Target also plans to leverage its 2,000-person AMC organization to boost direct imports to 30 percent of the overall product mix from 15 percent today.
"Most of that investment is in place, and we have been scaling that up on a fairly aggressive basis," Steinhafel said, noting AMC now operates 50 offices around the world. "As we grow in size, we should have no difficulty in ramping up the business we have in AMC."
The company also cautioned analysts to consider the big picture in regard to cost reductions, which are partially offset by higher expense rates. By way of example, Doug Scovanner, executive vice president and chief financial officer, noted that Target is now employing "a substantial number of people in hardlines design in order to support future shifts of certain hardlines products from indirect imports to direct imports. The design capacities we have here in Minnea-polis manifest themselves in SG&A expenses, but they will also manifest themselves in increased gross margin rates on an item-by-item basis."
Turning to merchandise initiatives, executives said Target's T-2004 prototype stores that opened in March exceeded sales projections by 20 percent.

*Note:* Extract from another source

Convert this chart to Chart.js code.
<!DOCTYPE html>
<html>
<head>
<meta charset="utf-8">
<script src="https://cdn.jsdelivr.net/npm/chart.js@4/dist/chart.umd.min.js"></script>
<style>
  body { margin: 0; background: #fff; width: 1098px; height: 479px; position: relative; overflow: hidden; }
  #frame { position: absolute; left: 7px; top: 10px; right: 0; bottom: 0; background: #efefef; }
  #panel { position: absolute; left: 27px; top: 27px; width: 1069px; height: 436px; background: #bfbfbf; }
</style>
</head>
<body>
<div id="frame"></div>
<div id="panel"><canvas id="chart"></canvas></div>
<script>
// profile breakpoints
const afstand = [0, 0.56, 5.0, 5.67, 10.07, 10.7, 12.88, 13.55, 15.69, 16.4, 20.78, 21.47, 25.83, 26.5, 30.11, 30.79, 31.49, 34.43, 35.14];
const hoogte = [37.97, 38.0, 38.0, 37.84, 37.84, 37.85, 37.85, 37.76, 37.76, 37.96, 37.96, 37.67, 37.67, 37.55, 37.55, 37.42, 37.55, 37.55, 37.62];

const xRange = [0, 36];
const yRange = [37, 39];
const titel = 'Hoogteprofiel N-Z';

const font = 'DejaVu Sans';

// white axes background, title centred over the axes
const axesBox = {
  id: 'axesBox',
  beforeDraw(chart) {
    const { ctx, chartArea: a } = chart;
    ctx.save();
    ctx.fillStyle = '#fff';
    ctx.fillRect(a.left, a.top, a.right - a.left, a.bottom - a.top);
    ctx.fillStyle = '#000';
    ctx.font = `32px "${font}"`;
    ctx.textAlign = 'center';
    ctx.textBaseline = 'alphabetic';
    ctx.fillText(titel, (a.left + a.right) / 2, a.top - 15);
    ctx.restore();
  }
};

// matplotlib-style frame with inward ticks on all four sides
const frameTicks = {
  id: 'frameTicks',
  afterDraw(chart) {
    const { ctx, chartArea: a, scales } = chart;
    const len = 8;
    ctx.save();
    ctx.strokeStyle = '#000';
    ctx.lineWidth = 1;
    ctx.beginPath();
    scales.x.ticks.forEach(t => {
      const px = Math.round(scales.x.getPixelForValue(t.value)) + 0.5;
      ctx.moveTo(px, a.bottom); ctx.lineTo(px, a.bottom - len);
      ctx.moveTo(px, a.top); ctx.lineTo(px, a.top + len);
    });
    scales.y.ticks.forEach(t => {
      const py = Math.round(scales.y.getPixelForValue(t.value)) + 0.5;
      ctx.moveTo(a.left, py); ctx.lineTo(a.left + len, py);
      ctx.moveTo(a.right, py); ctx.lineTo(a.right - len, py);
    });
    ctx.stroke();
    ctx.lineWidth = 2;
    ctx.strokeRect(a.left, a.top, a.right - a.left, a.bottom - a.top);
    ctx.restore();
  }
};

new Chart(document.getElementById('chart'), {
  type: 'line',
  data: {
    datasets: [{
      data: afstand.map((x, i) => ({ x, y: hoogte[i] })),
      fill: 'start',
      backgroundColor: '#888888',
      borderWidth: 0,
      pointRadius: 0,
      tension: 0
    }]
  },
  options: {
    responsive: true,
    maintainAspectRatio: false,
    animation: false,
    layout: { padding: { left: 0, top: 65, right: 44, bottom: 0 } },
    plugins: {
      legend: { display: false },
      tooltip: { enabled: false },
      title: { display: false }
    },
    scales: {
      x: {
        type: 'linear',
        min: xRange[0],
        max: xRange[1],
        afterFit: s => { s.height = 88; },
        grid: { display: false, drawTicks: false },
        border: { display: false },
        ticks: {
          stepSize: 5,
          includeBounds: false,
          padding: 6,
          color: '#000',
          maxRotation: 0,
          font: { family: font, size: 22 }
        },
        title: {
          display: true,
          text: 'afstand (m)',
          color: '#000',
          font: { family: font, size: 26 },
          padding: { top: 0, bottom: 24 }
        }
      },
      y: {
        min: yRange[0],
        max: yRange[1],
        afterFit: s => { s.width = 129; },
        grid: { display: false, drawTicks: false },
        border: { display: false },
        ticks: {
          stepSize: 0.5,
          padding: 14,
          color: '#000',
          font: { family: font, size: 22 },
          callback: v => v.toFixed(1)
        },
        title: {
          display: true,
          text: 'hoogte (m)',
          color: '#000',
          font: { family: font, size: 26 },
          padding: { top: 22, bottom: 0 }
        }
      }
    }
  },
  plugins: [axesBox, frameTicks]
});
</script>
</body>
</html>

The better-than-expected response resulted in some significant out-of-stocks during the first 30 to 40 days of operation, but the company has now adjusted its supply-chain flow to address the situation, according to Bob Ulrich, chairman and CEO.
"We've found, over a period of time, it's much easier for us adjust upward rather than overstocking the stores," he added.

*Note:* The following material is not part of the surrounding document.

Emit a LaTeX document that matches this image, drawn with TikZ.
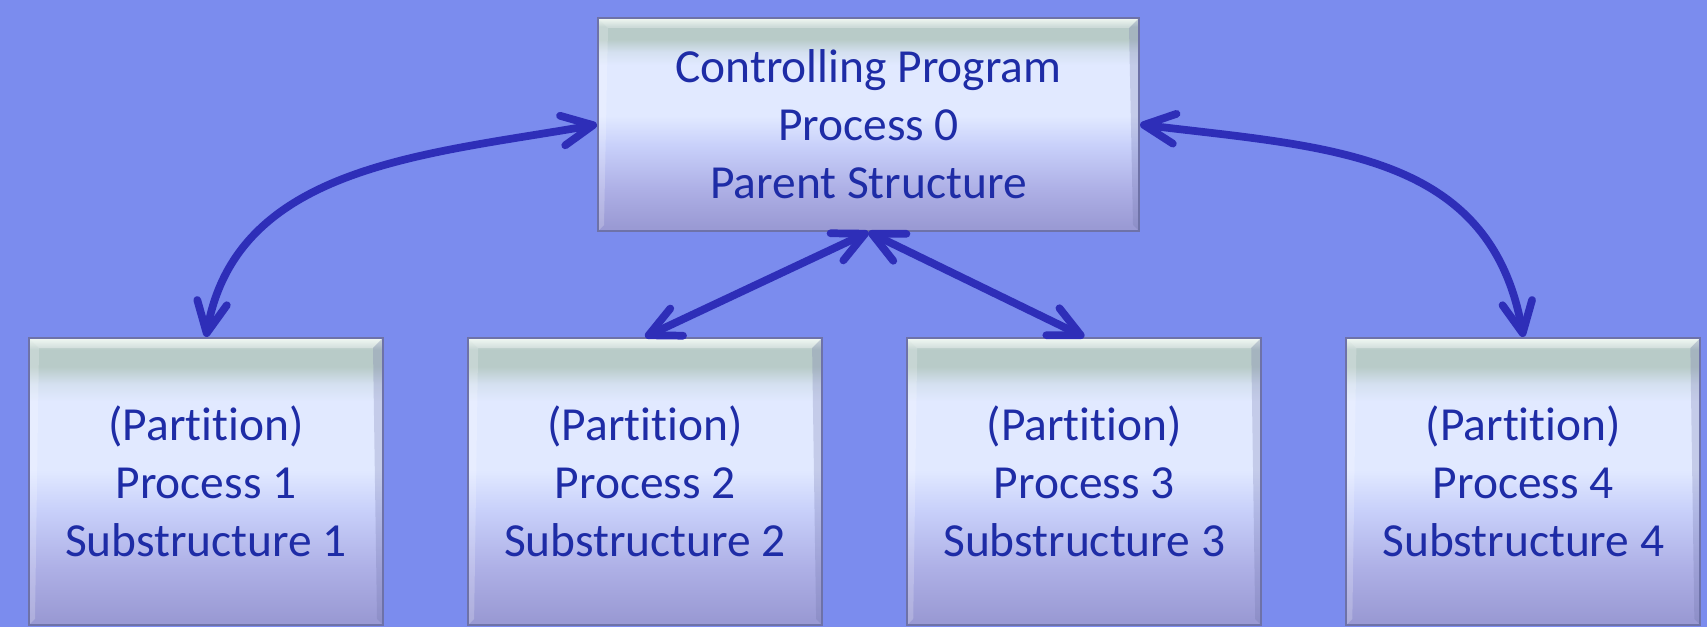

According to Steinhafel, the company is "moving quickly to incorporate the essential elements" of the prototype into other stores.
Last fall, Target retrofitted about 80 stores to incorporate elements of T-2004, he added. This year, Target will retrofit 130 more stores. In addition, by year-end, there will be 200 Target stores that fully reflect the prototype, including new units and full remodels. The format includes significantly broader selections of food and consumables toward the front of the store, as well as a bigger presence of home, entertainment-related products, and mother and baby goods.
Ulrich noted that the company has seen less than two month's worth of results so far.
"I do not want to leave the impression that we have formed a new paradigm," he said. "I think it's premature to pass judgement of any fundamental kind as to what we are up to."
The test of a $1-priced assortment of goods at the front of the store is still being evaluated, Steinhafel said. The concept is now in 125 stores in configurations ranging from 60 square feet to 80 square feet. Target has cycled through tests of two merchandise assortments in the dollar bin, but hasn't decided whether to roll out the program nationally.
"It's basically an incremental add-on to the overall basket for those stores," he added.
Overall, Target expects modestly stronger growth in sales and profits in the first half of the year than in the second half, primarily due to tougher back-half comparisons, particularly early in the fourth quarter, executives said.
The company's full-year comps are expected to range from 4 to 5 percent, they said.